▶ _DESCRIPTION OF THE TASK_: Copy exactly the lines from the one containing "Generate a Python" through the one containing "from matplotlib.lines import Line2D", both included, and leave out any pictures.
◆ ◆ ◆
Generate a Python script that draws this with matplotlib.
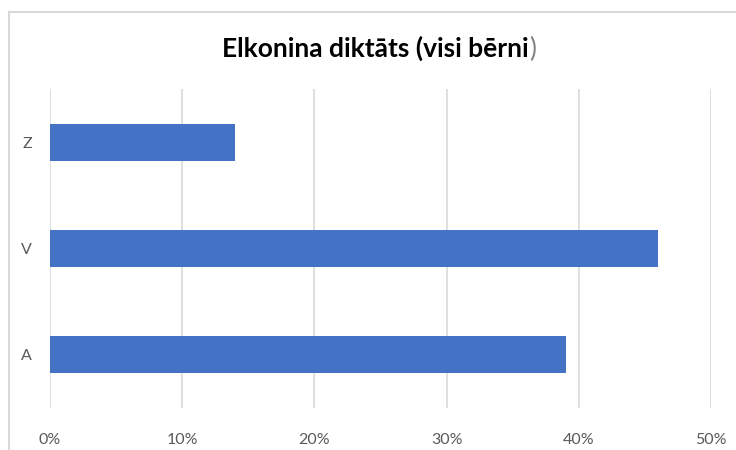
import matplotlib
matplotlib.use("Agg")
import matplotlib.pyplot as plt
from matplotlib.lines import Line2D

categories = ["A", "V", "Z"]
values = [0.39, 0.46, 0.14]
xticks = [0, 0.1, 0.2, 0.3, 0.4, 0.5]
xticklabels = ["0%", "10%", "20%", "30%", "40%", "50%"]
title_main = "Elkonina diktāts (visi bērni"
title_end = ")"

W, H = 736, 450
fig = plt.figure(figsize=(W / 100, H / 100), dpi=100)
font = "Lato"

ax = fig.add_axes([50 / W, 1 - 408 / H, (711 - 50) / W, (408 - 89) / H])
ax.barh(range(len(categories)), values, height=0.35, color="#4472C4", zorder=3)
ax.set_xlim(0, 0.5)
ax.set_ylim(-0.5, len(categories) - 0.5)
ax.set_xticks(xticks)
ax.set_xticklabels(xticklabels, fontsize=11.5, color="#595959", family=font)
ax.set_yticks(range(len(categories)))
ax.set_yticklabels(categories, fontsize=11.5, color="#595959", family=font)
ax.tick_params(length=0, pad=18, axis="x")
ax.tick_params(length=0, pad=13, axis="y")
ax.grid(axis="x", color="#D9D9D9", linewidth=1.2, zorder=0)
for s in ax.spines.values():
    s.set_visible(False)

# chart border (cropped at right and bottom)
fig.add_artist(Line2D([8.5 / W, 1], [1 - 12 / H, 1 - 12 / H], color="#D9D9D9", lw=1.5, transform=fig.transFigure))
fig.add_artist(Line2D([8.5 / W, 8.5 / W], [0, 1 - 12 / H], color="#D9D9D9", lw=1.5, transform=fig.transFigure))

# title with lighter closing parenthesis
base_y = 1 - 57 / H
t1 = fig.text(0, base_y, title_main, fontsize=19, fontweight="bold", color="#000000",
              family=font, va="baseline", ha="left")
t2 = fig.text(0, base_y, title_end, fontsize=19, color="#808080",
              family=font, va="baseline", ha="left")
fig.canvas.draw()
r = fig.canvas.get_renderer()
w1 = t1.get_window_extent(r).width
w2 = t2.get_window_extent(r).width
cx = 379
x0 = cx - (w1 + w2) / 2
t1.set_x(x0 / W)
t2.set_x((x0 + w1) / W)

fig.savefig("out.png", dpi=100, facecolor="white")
◆ ◆ ◆
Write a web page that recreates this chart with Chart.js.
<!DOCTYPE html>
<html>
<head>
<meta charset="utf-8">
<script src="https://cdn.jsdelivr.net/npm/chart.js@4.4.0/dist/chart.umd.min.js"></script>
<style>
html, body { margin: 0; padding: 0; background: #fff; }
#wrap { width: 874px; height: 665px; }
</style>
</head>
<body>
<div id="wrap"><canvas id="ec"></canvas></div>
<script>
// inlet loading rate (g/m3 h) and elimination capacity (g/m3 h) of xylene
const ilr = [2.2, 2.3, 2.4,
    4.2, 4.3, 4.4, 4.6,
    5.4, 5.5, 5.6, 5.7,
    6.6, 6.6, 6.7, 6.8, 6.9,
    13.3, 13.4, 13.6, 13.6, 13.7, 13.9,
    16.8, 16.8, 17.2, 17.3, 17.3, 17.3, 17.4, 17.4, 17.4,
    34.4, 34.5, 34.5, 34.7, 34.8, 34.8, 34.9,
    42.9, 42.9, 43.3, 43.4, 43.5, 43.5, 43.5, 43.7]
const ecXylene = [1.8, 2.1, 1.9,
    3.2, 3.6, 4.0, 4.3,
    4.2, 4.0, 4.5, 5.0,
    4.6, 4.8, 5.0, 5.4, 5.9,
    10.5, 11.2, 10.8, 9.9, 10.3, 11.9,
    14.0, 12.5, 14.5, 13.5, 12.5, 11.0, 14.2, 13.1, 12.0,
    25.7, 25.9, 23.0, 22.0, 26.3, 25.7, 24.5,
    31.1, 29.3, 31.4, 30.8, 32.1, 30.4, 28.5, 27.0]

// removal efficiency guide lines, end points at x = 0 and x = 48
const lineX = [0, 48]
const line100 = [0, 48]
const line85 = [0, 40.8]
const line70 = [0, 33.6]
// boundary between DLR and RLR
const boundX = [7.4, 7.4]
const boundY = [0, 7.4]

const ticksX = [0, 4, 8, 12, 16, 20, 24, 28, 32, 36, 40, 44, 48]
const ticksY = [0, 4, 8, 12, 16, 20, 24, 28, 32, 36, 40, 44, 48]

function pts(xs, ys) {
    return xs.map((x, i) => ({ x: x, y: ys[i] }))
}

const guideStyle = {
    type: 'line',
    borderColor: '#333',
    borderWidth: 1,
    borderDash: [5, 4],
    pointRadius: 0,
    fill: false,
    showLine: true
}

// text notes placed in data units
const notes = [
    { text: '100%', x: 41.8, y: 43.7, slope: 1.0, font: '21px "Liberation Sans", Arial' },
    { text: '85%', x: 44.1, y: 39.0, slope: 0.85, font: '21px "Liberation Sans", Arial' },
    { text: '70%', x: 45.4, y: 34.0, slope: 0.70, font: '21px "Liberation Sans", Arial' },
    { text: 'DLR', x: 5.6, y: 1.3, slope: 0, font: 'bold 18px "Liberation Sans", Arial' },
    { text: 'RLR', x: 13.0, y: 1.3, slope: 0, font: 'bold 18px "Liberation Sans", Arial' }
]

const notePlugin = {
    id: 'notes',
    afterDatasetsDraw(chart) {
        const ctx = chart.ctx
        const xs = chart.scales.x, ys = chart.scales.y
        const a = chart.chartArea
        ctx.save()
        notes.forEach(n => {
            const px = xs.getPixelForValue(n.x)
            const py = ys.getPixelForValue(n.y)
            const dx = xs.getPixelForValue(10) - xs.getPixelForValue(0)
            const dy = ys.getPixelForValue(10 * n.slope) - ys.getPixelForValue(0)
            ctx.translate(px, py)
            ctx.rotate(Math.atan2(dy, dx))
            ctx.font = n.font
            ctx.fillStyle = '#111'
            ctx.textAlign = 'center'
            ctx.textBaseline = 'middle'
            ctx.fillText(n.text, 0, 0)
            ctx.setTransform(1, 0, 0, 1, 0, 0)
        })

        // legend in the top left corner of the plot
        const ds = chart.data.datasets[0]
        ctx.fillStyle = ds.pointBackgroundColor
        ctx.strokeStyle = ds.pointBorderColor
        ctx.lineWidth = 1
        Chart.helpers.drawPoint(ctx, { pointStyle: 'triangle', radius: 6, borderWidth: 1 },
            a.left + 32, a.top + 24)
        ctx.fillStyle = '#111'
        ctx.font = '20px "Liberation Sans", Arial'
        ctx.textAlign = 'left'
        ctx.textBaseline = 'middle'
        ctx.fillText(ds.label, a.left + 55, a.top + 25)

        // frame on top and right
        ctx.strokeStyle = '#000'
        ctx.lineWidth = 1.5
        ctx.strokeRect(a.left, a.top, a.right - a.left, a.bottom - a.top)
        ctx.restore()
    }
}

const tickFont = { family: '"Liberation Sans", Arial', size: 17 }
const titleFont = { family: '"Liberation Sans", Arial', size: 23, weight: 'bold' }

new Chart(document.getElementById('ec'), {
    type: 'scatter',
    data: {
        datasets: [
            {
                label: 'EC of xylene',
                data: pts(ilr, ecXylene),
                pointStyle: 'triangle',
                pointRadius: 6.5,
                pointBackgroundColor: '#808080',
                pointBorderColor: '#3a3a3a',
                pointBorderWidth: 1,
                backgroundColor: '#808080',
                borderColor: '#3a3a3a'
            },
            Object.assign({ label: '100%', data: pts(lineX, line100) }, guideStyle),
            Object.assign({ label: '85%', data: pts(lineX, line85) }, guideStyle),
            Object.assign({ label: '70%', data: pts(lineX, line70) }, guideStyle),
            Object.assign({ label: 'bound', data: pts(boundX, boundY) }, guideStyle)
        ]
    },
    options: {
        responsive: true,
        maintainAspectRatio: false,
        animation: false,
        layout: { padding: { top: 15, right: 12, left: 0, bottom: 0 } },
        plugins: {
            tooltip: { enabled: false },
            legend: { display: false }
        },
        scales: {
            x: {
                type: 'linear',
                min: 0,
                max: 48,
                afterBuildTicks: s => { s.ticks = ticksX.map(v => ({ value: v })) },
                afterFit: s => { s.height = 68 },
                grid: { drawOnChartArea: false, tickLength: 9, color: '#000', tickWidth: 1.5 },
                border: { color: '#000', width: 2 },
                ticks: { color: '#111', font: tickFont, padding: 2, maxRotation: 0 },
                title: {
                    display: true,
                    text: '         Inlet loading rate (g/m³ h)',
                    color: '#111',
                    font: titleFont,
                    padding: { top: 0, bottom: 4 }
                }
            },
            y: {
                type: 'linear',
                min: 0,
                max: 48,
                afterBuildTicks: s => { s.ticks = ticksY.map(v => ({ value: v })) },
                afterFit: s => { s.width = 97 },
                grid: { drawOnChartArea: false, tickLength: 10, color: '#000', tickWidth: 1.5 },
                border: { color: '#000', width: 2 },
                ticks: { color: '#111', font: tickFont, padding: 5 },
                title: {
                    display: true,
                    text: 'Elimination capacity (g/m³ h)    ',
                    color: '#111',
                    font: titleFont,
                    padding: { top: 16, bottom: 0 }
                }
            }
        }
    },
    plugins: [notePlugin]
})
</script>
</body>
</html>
◆ ◆ ◆
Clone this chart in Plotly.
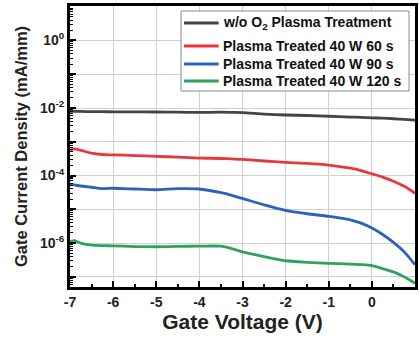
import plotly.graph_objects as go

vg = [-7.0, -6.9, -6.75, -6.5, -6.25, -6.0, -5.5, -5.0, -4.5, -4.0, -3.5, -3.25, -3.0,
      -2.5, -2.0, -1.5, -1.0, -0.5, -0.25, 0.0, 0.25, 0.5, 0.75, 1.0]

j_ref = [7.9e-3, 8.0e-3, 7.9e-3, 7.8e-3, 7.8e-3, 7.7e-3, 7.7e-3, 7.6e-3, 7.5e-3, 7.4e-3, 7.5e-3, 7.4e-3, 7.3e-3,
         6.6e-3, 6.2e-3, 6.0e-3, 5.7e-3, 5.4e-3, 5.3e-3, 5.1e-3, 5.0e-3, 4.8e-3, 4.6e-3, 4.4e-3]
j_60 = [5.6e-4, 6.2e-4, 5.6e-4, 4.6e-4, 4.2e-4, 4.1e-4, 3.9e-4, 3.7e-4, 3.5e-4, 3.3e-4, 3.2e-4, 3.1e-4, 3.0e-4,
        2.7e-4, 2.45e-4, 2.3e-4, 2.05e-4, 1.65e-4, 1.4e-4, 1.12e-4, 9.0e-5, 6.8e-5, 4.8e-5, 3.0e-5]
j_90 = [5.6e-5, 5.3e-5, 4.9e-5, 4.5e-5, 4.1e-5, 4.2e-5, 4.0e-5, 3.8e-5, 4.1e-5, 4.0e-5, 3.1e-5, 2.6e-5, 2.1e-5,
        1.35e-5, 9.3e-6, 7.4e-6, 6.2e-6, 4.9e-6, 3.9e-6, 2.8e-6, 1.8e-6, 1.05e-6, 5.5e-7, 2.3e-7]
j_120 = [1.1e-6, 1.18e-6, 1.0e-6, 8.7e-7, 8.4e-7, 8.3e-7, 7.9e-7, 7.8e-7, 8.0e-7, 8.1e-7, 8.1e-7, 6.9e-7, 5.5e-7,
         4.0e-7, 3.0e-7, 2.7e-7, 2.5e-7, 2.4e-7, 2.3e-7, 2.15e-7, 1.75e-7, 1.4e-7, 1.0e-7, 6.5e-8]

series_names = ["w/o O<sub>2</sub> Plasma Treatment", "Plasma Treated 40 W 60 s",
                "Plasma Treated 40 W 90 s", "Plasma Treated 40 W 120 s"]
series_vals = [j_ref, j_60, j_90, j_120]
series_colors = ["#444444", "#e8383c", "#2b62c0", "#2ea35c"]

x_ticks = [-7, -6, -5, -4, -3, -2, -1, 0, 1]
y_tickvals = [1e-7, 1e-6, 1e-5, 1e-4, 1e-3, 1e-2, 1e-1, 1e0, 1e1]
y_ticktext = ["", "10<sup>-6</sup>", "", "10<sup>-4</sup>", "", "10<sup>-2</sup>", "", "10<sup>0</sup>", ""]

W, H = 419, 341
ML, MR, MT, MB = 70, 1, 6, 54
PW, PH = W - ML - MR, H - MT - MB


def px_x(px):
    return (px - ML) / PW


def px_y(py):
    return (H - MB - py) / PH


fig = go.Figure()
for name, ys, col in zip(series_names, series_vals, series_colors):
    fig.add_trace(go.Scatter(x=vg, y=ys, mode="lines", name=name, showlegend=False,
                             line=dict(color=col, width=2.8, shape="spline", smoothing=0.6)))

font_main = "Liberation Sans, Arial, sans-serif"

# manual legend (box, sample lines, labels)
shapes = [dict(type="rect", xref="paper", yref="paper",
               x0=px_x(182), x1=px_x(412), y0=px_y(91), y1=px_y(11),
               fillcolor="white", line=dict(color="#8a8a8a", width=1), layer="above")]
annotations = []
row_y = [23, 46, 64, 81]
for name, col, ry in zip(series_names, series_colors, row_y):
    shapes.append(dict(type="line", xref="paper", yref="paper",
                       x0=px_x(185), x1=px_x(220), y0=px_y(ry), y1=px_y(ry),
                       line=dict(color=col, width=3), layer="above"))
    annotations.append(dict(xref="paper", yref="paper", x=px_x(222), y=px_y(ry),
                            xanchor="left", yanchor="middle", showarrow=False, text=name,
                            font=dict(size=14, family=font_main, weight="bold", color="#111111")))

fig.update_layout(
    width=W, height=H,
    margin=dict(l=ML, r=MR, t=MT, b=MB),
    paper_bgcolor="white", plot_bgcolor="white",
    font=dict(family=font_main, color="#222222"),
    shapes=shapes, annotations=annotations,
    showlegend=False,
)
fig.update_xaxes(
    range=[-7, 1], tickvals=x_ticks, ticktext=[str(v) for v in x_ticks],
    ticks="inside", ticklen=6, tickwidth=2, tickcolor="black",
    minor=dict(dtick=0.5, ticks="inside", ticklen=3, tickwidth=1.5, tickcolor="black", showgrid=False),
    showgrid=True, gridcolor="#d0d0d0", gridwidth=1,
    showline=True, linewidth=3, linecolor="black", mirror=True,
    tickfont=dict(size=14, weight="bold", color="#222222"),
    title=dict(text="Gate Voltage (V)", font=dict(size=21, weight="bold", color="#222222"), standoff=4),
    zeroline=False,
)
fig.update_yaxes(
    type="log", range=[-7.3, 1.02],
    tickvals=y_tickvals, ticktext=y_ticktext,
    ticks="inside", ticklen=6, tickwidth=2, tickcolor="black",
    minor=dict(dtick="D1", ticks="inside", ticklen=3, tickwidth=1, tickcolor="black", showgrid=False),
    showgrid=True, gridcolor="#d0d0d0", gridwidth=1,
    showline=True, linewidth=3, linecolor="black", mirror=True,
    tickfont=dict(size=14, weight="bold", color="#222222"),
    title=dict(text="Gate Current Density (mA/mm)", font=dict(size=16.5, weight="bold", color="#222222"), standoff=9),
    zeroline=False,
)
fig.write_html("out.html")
◆ ◆ ◆
▶ _RESPONSE TO THE EXERCISE_:
Generate a Python script that draws this with matplotlib.
import matplotlib
matplotlib.use("Agg")
import matplotlib.pyplot as plt
from matplotlib.lines import Line2D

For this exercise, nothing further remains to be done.